Rodolphe, who had only sent his card, first stammered some
apologies, then grew bolder, and even pushed his assurance (it
was in the month of August and very hot) to the length of
inviting him to have a bottle of beer at the public-house.

Leaning on the table opposite him, he chewed his cigar as he
talked, and Charles was lost in reverie at this face that she had
loved. He seemed to see again something of her in it. It was a
marvel to him. He would have liked to have been this man.

The other went on talking agriculture, cattle, pasturage, filling
out with banal phrases all the gaps where an allusion might slip
in. Charles was not listening to him; Rodolphe noticed it, and he
followed the succession of memories that crossed his face. This
gradually grew redder; the nostrils throbbed fast, the lips
quivered. There was at last a moment when Charles, full of a
sombre fury, fixed his eyes on Rodolphe, who, in something of
fear, stopped talking. But soon the same look of weary lassitude
came back to his face.

"I don't blame you," he said.

Rodolphe was dumb. And Charles, his head in his hands, went on in
a broken voice, and with the resigned accent of infinite sorrow--

"No, I don't blame you now."

He even added a fine phrase, the only one he ever made--

"It is the fault of fatality!"

Rodolphe, who had managed the fatality, thought the remark very
offhand from a man in his position, comic even, and a little
mean.

The next day Charles went to sit down on the seat in the arbour.
Rays of light were straying through the trellis, the vine leaves
threw their shadows on the sand, the jasmines perfumed the air,
the heavens were blue, Spanish flies buzzed round the lilies in
bloom, and Charles was suffocating like a youth beneath the vague
love influences that filled his aching heart.
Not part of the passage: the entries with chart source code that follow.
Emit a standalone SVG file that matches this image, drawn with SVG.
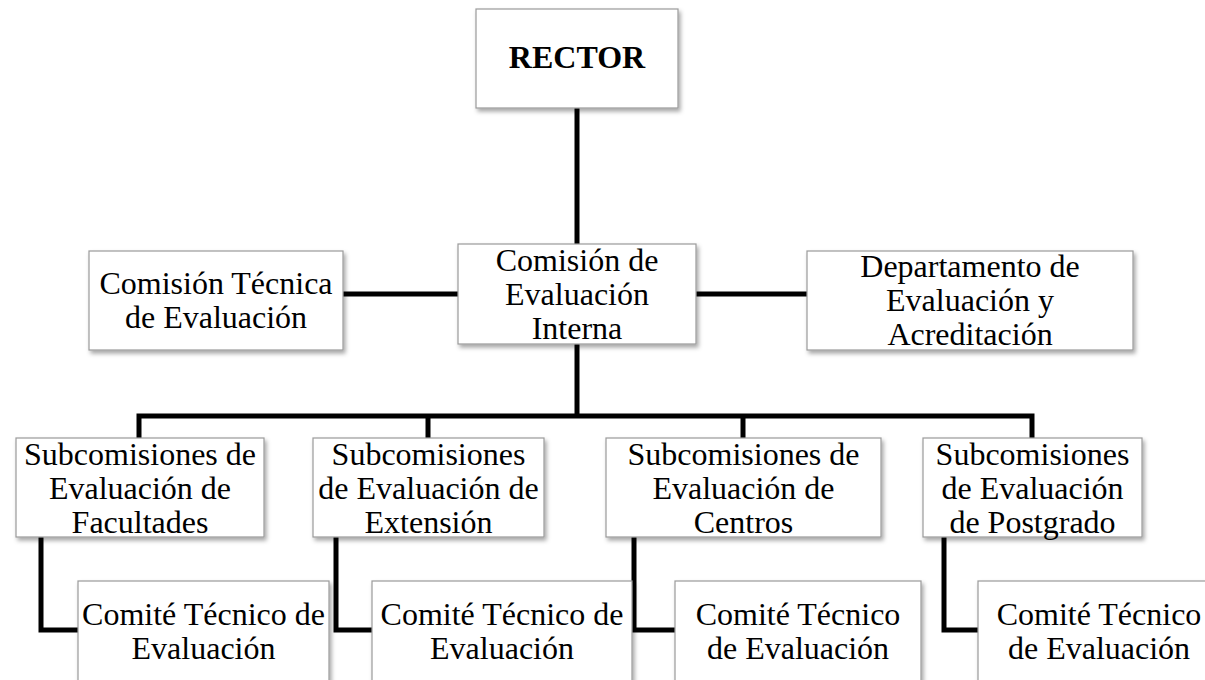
<svg xmlns="http://www.w3.org/2000/svg" width="1205" height="680" viewBox="0 0 1205 680">
  <defs>
    <filter id="sh" x="-10%" y="-10%" width="125%" height="130%">
      <feDropShadow dx="2" dy="3" stdDeviation="2" flood-color="#000" flood-opacity="0.35"/>
    </filter>
    <style>
      .box { fill: #ffffff; stroke: #9a9a9a; stroke-width: 1.2; filter: url(#sh); }
      .t { font-family: "Liberation Serif", "Times New Roman", serif; font-size: 32px; fill: #000; text-anchor: middle; }
      .b { font-weight: bold; }
      .c { fill: none; stroke: #000; stroke-width: 5; stroke-linejoin: miter; stroke-linecap: butt; }
    </style>
  </defs>
  <rect width="1205" height="680" fill="#ffffff"/>

  <g id="connectors">
    <path class="c" d="M577,108 V244"/>
    <path class="c" d="M343,294 H458"/>
    <path class="c" d="M696,294 H807"/>
    <path class="c" d="M577,344 V416"/>
    <path class="c" d="M139,438 V416 H1032 V438"/>
    <path class="c" d="M428,416 V438"/>
    <path class="c" d="M743,416 V438"/>
    <path class="c" d="M41,537 V630 H78"/>
    <path class="c" d="M336,537 V630 H372"/>
    <path class="c" d="M634,537 V630 H675"/>
    <path class="c" d="M944,537 V630 H978"/>
  </g>

  <g id="rector">
    <rect class="box" x="476" y="9" width="202" height="99"/>
    <text class="t b" x="577" y="68">RECTOR</text>
  </g>

  <g id="comision-tecnica">
    <rect class="box" x="89" y="251" width="254" height="99"/>
    <text class="t" x="216" y="294">Comisión Técnica</text>
    <text class="t" x="216" y="328">de Evaluación</text>
  </g>

  <g id="comision-interna">
    <rect class="box" x="458" y="244" width="238" height="100"/>
    <text class="t" x="577" y="271">Comisión de</text>
    <text class="t" x="577" y="305">Evaluación</text>
    <text class="t" x="577" y="339">Interna</text>
  </g>

  <g id="departamento">
    <rect class="box" x="807" y="251" width="326" height="99"/>
    <text class="t" x="970" y="277">Departamento de</text>
    <text class="t" x="970" y="311">Evaluación y</text>
    <text class="t" x="970" y="345">Acreditación</text>
  </g>

  <g id="sub-facultades">
    <rect class="box" x="16" y="438" width="248" height="99"/>
    <text class="t" x="140" y="465">Subcomisiones de</text>
    <text class="t" x="140" y="499">Evaluación de</text>
    <text class="t" x="140" y="533">Facultades</text>
  </g>

  <g id="sub-extension">
    <rect class="box" x="313" y="438" width="231" height="99"/>
    <text class="t" x="428.5" y="465">Subcomisiones</text>
    <text class="t" x="428.5" y="499">de Evaluación de</text>
    <text class="t" x="428.5" y="533">Extensión</text>
  </g>

  <g id="sub-centros">
    <rect class="box" x="606" y="438" width="275" height="99"/>
    <text class="t" x="743.5" y="465">Subcomisiones de</text>
    <text class="t" x="743.5" y="499">Evaluación de</text>
    <text class="t" x="743.5" y="533">Centros</text>
  </g>

  <g id="sub-postgrado">
    <rect class="box" x="923" y="438" width="219" height="99"/>
    <text class="t" x="1032.5" y="465">Subcomisiones</text>
    <text class="t" x="1032.5" y="499">de Evaluación</text>
    <text class="t" x="1032.5" y="533">de Postgrado</text>
  </g>

  <g id="comite-1">
    <rect class="box" x="78" y="581" width="251" height="100"/>
    <text class="t" x="203.5" y="625">Comité Técnico de</text>
    <text class="t" x="203.5" y="659">Evaluación</text>
  </g>

  <g id="comite-2">
    <rect class="box" x="372" y="581" width="260" height="100"/>
    <text class="t" x="502" y="625">Comité Técnico de</text>
    <text class="t" x="502" y="659">Evaluación</text>
  </g>

  <g id="comite-3">
    <rect class="box" x="675" y="581" width="246" height="100"/>
    <text class="t" x="798" y="625">Comité Técnico</text>
    <text class="t" x="798" y="659">de Evaluación</text>
  </g>

  <g id="comite-4">
    <rect class="box" x="978" y="581" width="242" height="100"/>
    <text class="t" x="1099" y="625">Comité Técnico</text>
    <text class="t" x="1099" y="659">de Evaluación</text>
  </g>
</svg>
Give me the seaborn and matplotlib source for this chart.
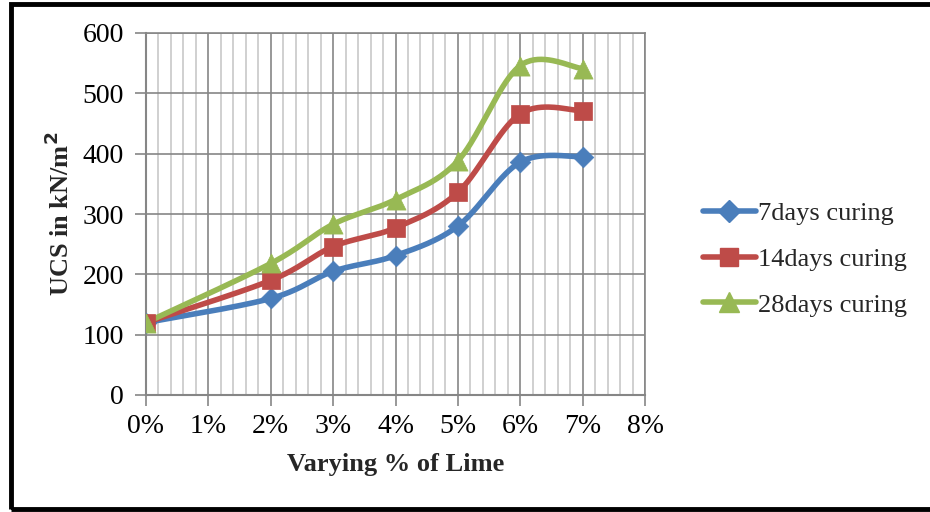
import numpy as np
import pandas as pd
import matplotlib
matplotlib.use("Agg")
import matplotlib.pyplot as plt
from matplotlib.lines import Line2D
from matplotlib.patches import Rectangle
from matplotlib.ticker import MultipleLocator, PercentFormatter
import seaborn as sns

# Lime content (%) and unconfined compressive strength (kN/m^2)
lime_pct = [0, 2, 3, 4, 5, 6, 7]
ucs_7d = [120, 160, 205, 231, 280, 386, 395]
ucs_14d = [120, 190, 246, 277, 336, 466, 471]
ucs_28d = [120, 218, 283, 324, 388, 546, 541]
series_names = ["7days curing", "14days curing", "28days curing"]
colors = ["#4a7ebb", "#be4b48", "#98b954"]
markers = ["D", "s", "^"]
marker_sizes = [110, 160, 190]


def smooth(x, y, n=40):
    """Catmull-Rom (Bezier form) smoothing through every data point."""
    x = np.asarray(x, float)
    y = np.asarray(y, float)
    px = np.concatenate([[x[0]], x, [x[-1]]])
    py = np.concatenate([[y[0]], y, [y[-1]]])
    xs, ys = [], []
    t = np.linspace(0, 1, n)
    for i in range(1, len(px) - 2):
        p0 = np.array([px[i], py[i]])
        p3 = np.array([px[i + 1], py[i + 1]])
        c1 = p0 + (p3 - np.array([px[i - 1], py[i - 1]])) / 6
        c2 = p3 - (np.array([px[i + 2], py[i + 2]]) - p0) / 6
        pts = ((1 - t)[:, None] ** 3 * p0 + 3 * ((1 - t) ** 2 * t)[:, None] * c1
               + 3 * ((1 - t) * t ** 2)[:, None] * c2 + (t ** 3)[:, None] * p3)
        xs.extend(pts[:, 0])
        ys.extend(pts[:, 1])
    return np.array(xs), np.array(ys)


sns.set_theme(style="white")
plt.rcParams["font.family"] = ["Liberation Serif", "DejaVu Serif"]

fig = plt.figure(figsize=(9.3, 5.12), dpi=100)
ax = fig.add_axes([146 / 930, 1 - 395 / 512, (645 - 146) / 930, (395 - 33) / 512])

for name, vals, c, m, ms in zip(series_names, [ucs_7d, ucs_14d, ucs_28d], colors, markers, marker_sizes):
    sx, sy = smooth(lime_pct, vals)
    curve = pd.DataFrame({"x": sx, "y": sy})
    sns.lineplot(data=curve, x="x", y="y", sort=False, estimator=None, color=c,
                 linewidth=4, ax=ax, zorder=3)
    pts = pd.DataFrame({"x": lime_pct, "y": vals})
    sns.scatterplot(data=pts, x="x", y="y", marker=m, s=ms, color=c,
                    edgecolor=c, linewidth=0.5, ax=ax, zorder=4)

ax.set_xlim(0, 8)
ax.set_ylim(0, 600)
ax.xaxis.set_major_locator(MultipleLocator(1))
ax.xaxis.set_minor_locator(MultipleLocator(0.2))
ax.yaxis.set_major_locator(MultipleLocator(100))
ax.xaxis.set_major_formatter(PercentFormatter(decimals=0))
ax.grid(True, which="major", axis="both", color="#868686", linewidth=1.2)
ax.grid(True, which="minor", axis="x", color="#c8c8c8", linewidth=1.2)
ax.set_axisbelow(True)
for side in ["top", "right"]:
    ax.spines[side].set_color("#868686")
    ax.spines[side].set_linewidth(1.2)
for side in ["left", "bottom"]:
    ax.spines[side].set_color("#868686")
    ax.spines[side].set_linewidth(1.5)
ax.tick_params(axis="both", which="major", length=8, width=1.2, color="#868686",
               direction="out", labelsize=20, pad=6, labelcolor="black")
ax.tick_params(axis="y", pad=8)
ax.tick_params(bottom=True, left=True)
ax.tick_params(axis="x", which="minor", bottom=False)

ax.set_xlabel("Varying % of Lime", fontsize=19, fontweight="bold", labelpad=10)
ax.set_ylabel("UCS in kN/m$^\\mathbf{2}$", fontsize=19, fontweight="bold", labelpad=6)

handles = [Line2D([0], [0], color=c, marker=m, markersize=ms, linewidth=4)
           for c, m, ms in zip(colors, markers, [11, 13, 14])]
fig.legend(handles, series_names, loc="center left", bbox_to_anchor=(703 / 930, 1 - 259 / 512),
           frameon=False, fontsize=19, handlelength=2.0, handletextpad=0.1,
           labelspacing=0.85, borderaxespad=0, borderpad=0)

fig.patches.append(Rectangle((11 / 930, 3 / 512), 1.0, 1 - 7 / 512, transform=fig.transFigure,
                             fill=False, edgecolor="black", linewidth=3.5, zorder=10))

fig.savefig("out.png", dpi=100)
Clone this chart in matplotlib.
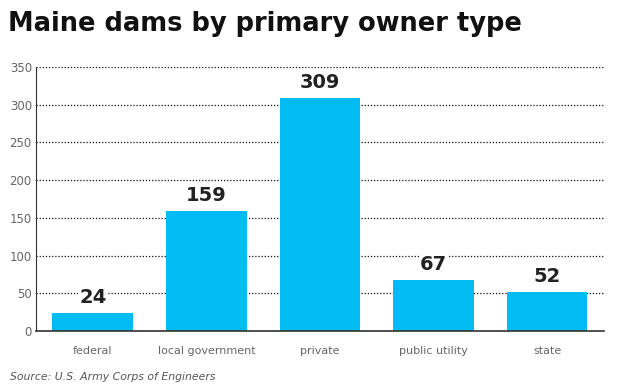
import matplotlib
matplotlib.use("Agg")
import matplotlib.pyplot as plt

categories = ["federal", "local government", "private", "public utility", "state"]
counts = [24, 159, 309, 67, 52]
yticks = [0, 50, 100, 150, 200, 250, 300, 350]

fig = plt.figure(figsize=(6.24, 3.9), dpi=100)
ax = fig.add_axes([0.0577, 0.1513, 0.910, 0.677])

x = range(len(categories))
ax.bar(x, counts, width=0.71, color="#00bcf2", zorder=1)
for i, v in zip(x, counts):
    ax.text(i, v + 8, str(v), ha="center", va="bottom", fontsize=14,
            fontweight="bold", color="#222222", zorder=3,
            bbox=dict(facecolor="white", edgecolor="none", pad=1))

ax.set_xlim(-0.5, 4.5)
ax.set_ylim(0, 350)
ax.set_yticks(yticks)
ax.set_xticks(list(x))
ax.set_xticklabels(categories)
ax.yaxis.grid(True, linestyle=(0, (1, 1.5)), color="#111111", linewidth=0.9, zorder=0)
ax.set_axisbelow(True)
for s in ["top", "right"]:
    ax.spines[s].set_visible(False)
ax.spines["left"].set_color("#333333")
ax.spines["bottom"].set_color("#333333")
ax.spines["bottom"].set_linewidth(1.2)
ax.tick_params(axis="both", length=0, labelsize=8.5, labelcolor="#666666")
ax.tick_params(axis="x", pad=11, labelsize=8)
ax.tick_params(axis="y", pad=3)

fig.text(0.013, 0.92, "Maine dams by primary owner type", fontsize=18.5,
         fontweight="heavy", color="#111111", ha="left", va="baseline")
fig.text(0.016, 0.025, "Source: U.S. Army Corps of Engineers", fontsize=7.8,
         style="italic", color="#555555", ha="left", va="baseline")

fig.savefig("out.png", dpi=100)
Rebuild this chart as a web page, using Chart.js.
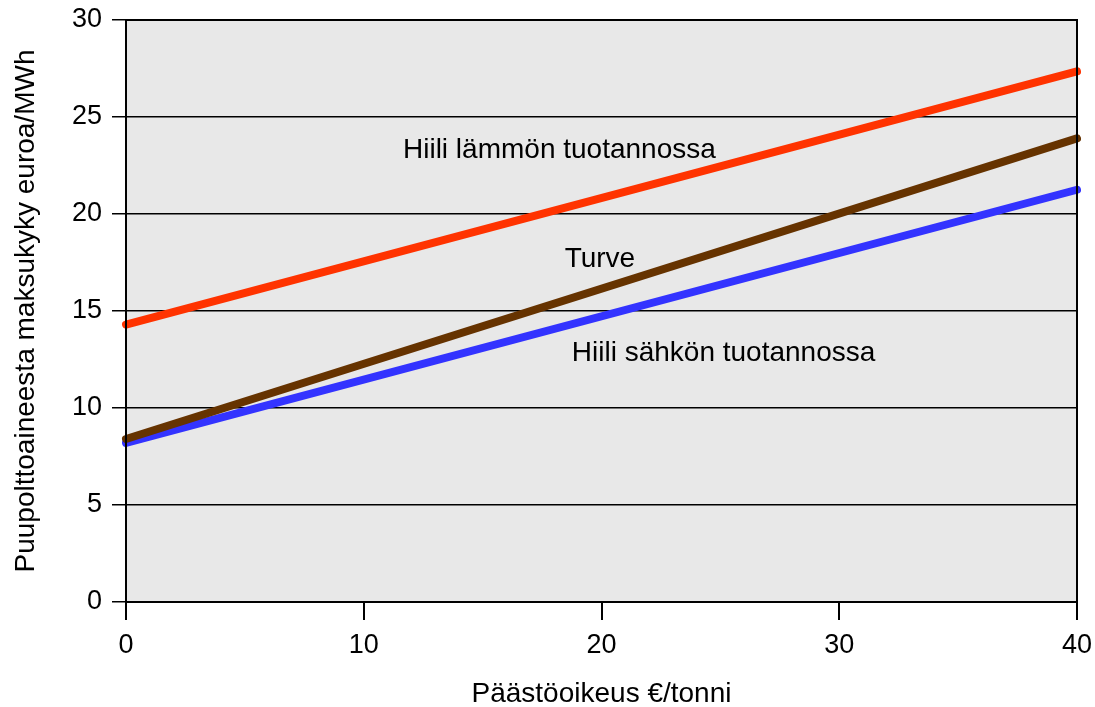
<!DOCTYPE html>
<html>
<head>
<meta charset="utf-8">
<script src="https://cdn.jsdelivr.net/npm/chart.js@4.4.1/dist/chart.umd.min.js"></script>
<style>
  html, body { margin: 0; padding: 0; background: #fff; }
  #wrap { width: 1095px; height: 707px; }
</style>
</head>
<body>
<div id="wrap"><canvas id="c" width="1095" height="707"></canvas></div>
<script>
const xValues = [0, 40];
const lampoValues = [14.3, 27.35];
const turveValues = [8.4, 23.9];
const sahkoValues = [8.2, 21.25];
const seriesNames = ['Hiili lämmön tuotannossa', 'Turve', 'Hiili sähkön tuotannossa'];
const seriesColors = ['#ff3300', '#663300', '#3333ff'];
// label anchors in data units (x, y)
const labelX = [11.65, 18.45, 18.75];
const labelY = [23.3, 17.65, 12.8];

const FONT = '"Liberation Sans", Arial, sans-serif';

const plotFrame = {
    id: 'plotFrame',
    beforeDraw(chart) {
        const { ctx, chartArea: a } = chart;
        ctx.save();
        ctx.fillStyle = '#e8e8e8';
        ctx.fillRect(a.left, a.top, a.right - a.left, a.bottom - a.top);
        ctx.restore();
    },
    afterDatasetsDraw(chart) {
        const { ctx, chartArea: a, scales } = chart;
        ctx.save();
        ctx.strokeStyle = '#000';
        ctx.lineWidth = 2;
        ctx.strokeRect(a.left, a.top, a.right - a.left, a.bottom - a.top);
        ctx.fillStyle = '#000';
        ctx.font = '28px ' + FONT;
        ctx.textAlign = 'left';
        ctx.textBaseline = 'middle';
        seriesNames.forEach((name, i) => {
            ctx.fillText(name, scales.x.getPixelForValue(labelX[i]), scales.y.getPixelForValue(labelY[i]));
        });
        ctx.restore();
    }
};

const toPoints = ys => ys.map((y, i) => ({ x: xValues[i], y }));
const allSeries = [lampoValues, turveValues, sahkoValues];

new Chart(document.getElementById('c'), {
    type: 'line',
    data: {
        datasets: allSeries.map((vals, i) => ({
            label: seriesNames[i],
            data: toPoints(vals),
            borderColor: seriesColors[i],
            borderWidth: 8,
            borderCapStyle: 'round',
            pointRadius: 0,
            tension: 0,
            clip: false
        }))
    },
    options: {
        responsive: false,
        animation: false,
        layout: { padding: { left: 0, right: 18, top: 20, bottom: 0 } },
        plugins: { legend: { display: false }, tooltip: { enabled: false } },
        scales: {
            x: {
                type: 'linear',
                min: 0,
                max: 40,
                border: { display: false },
                grid: { drawOnChartArea: false, drawTicks: true, tickLength: 18, color: '#000', lineWidth: 2 },
                ticks: { stepSize: 10, color: '#000', font: { family: FONT, size: 27, lineHeight: 0.6 }, padding: 17 },
                title: { display: true, text: 'Päästöoikeus €/tonni', color: '#000', font: { family: FONT, size: 28 }, padding: { top: 26, bottom: -4 } },
                afterFit(scale) {
                    scale.height = 105;
                    scale.paddingLeft = 0;
                    scale.paddingRight = 0;
                }
            },
            y: {
                min: 0,
                max: 30,
                border: { display: false },
                grid: { drawTicks: true, tickLength: 14, color: '#000', lineWidth: 1.5 },
                ticks: { stepSize: 5, color: '#000', font: { family: FONT, size: 27, lineHeight: 0.6 }, padding: 10 },
                title: { display: true, text: 'Puupolttoaineesta maksukyky euroa/MWh', color: '#000', font: { family: FONT, size: 28 }, padding: { top: 9, bottom: 0 } },
                afterFit(scale) {
                    scale.width = 126;
                    scale.paddingTop = 0;
                    scale.paddingBottom = 0;
                }
            }
        }
    },
    plugins: [plotFrame]
});
</script>
</body>
</html>
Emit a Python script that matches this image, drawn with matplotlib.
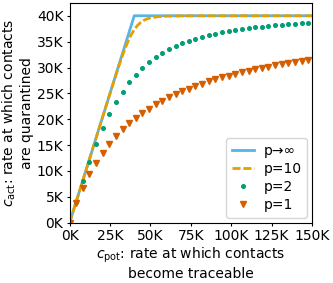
import matplotlib
matplotlib.use('Agg')
import matplotlib.pyplot as plt
from matplotlib.ticker import FuncFormatter

# values in thousands
x_inf = [0, 40, 150]
y_inf = [0, 40, 40]

x_p10 = [0, 10, 20, 25, 30, 32, 34, 36, 38, 40, 42, 44, 46, 48, 50, 55, 60, 70, 80, 150]
y_p10 = [0, 10, 20.0, 24.98, 29.84, 31.68, 33.39, 34.94, 36.26, 37.32, 38.13, 38.72,
         39.13, 39.41, 39.59, 39.84, 39.93, 39.985, 39.996, 40]

x_pts = [0, 4.1, 8.2, 12.3, 16.4, 20.5, 24.6, 28.7, 32.8, 36.9, 41.0, 45.1, 49.2,
         53.3, 57.4, 61.5, 65.6, 69.7, 73.8, 77.9, 82.0, 86.1, 90.2, 94.3, 98.4,
         102.5, 106.6, 110.7, 114.8, 118.9, 123.0, 127.1, 131.2, 135.3, 139.4,
         143.5, 147.6]
y_p2 = [0, 4.08, 8.03, 11.76, 15.17, 18.24, 20.95, 23.32, 25.36, 27.12, 28.63,
        29.93, 31.04, 31.99, 32.82, 33.53, 34.15, 34.69, 35.17, 35.58, 35.95,
        36.28, 36.57, 36.82, 37.06, 37.26, 37.45, 37.62, 37.77, 37.91, 38.04,
        38.15, 38.26, 38.36, 38.45, 38.53, 38.61]
y_p1 = [0, 3.72, 6.80, 9.41, 11.63, 13.55, 15.23, 16.71, 18.02, 19.19, 20.25,
        21.20, 22.06, 22.85, 23.57, 24.24, 24.85, 25.41, 25.94, 26.43, 26.89,
        27.31, 27.71, 28.09, 28.44, 28.77, 29.09, 29.38, 29.66, 29.93, 30.18,
        30.43, 30.65, 30.87, 31.08, 31.28, 31.47]

plt.rcParams['font.size'] = 10

fig = plt.figure(figsize=(3.33, 2.83), dpi=100)
ax = fig.add_axes([0.209, 0.213, 0.728, 0.777])

ax.plot([v * 1000 for v in x_inf], [v * 1000 for v in y_inf], color='#56B4E9', lw=2, label='p→∞')
ax.plot([v * 1000 for v in x_p10], [v * 1000 for v in y_p10], color='#E69F00', lw=2,
        dashes=(2.9, 1.0), label='p=10')
ax.plot([v * 1000 for v in x_pts], [v * 1000 for v in y_p2], color='#009E73', ls='none',
        marker='o', ms=2.6, label='p=2')
ax.plot([v * 1000 for v in x_pts], [v * 1000 for v in y_p1], color='#D55E00', ls='none',
        marker='v', ms=3.8, label='p=1')

ax.set_xlim(0, 150000)
ax.set_ylim(0, 42500)
ax.set_xticks([0, 25000, 50000, 75000, 100000, 125000, 150000])
ax.set_yticks(range(0, 40001, 5000))
kfmt = FuncFormatter(lambda v, pos: '%dK' % round(v / 1000))
ax.xaxis.set_major_formatter(kfmt)
ax.yaxis.set_major_formatter(kfmt)
ax.tick_params(length=2.5, pad=2)

ax.set_xlabel('$c_\\mathrm{pot}$: rate at which contacts\nbecome traceable', labelpad=2)
ax.set_ylabel('$c_\\mathrm{act}$: rate at which contacts\nare quarantined', labelpad=2)
ax.legend(loc='lower right', fontsize=10, handlelength=1.6, handletextpad=0.7,
          borderaxespad=0.35, labelspacing=0.3)

fig.savefig('out.png', dpi=100)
At seven o'clock little Berthe, who had not seen him all the
afternoon, went to fetch him to dinner.

His head was thrown back against the wall, his eyes closed, his
mouth open, and in his hand was a long tress of black hair.

"Come along, papa," she said.

And thinking he wanted to play; she pushed him gently. He fell to
the ground. He was dead.

Thirty-six hours after, at the druggist's request, Monsieur
Canivet came thither. He made a post-mortem and found nothing.

When everything had been sold, twelve francs seventy-five
centimes remained, that served to pay for Mademoiselle Bovary's
going to her grandmother. The good woman died the same year; old
Rouault was paralysed, and it was an aunt who took charge of her.
She is poor, and sends her to a cotton-factory to earn a living.

Since Bovary's death three doctors have followed one another at
Yonville without any success, so severely did Homais attack them.
He has an enormous practice; the authorities treat him with
consideration, and public opinion protects him.

He has just received the cross of the Legion of Honour.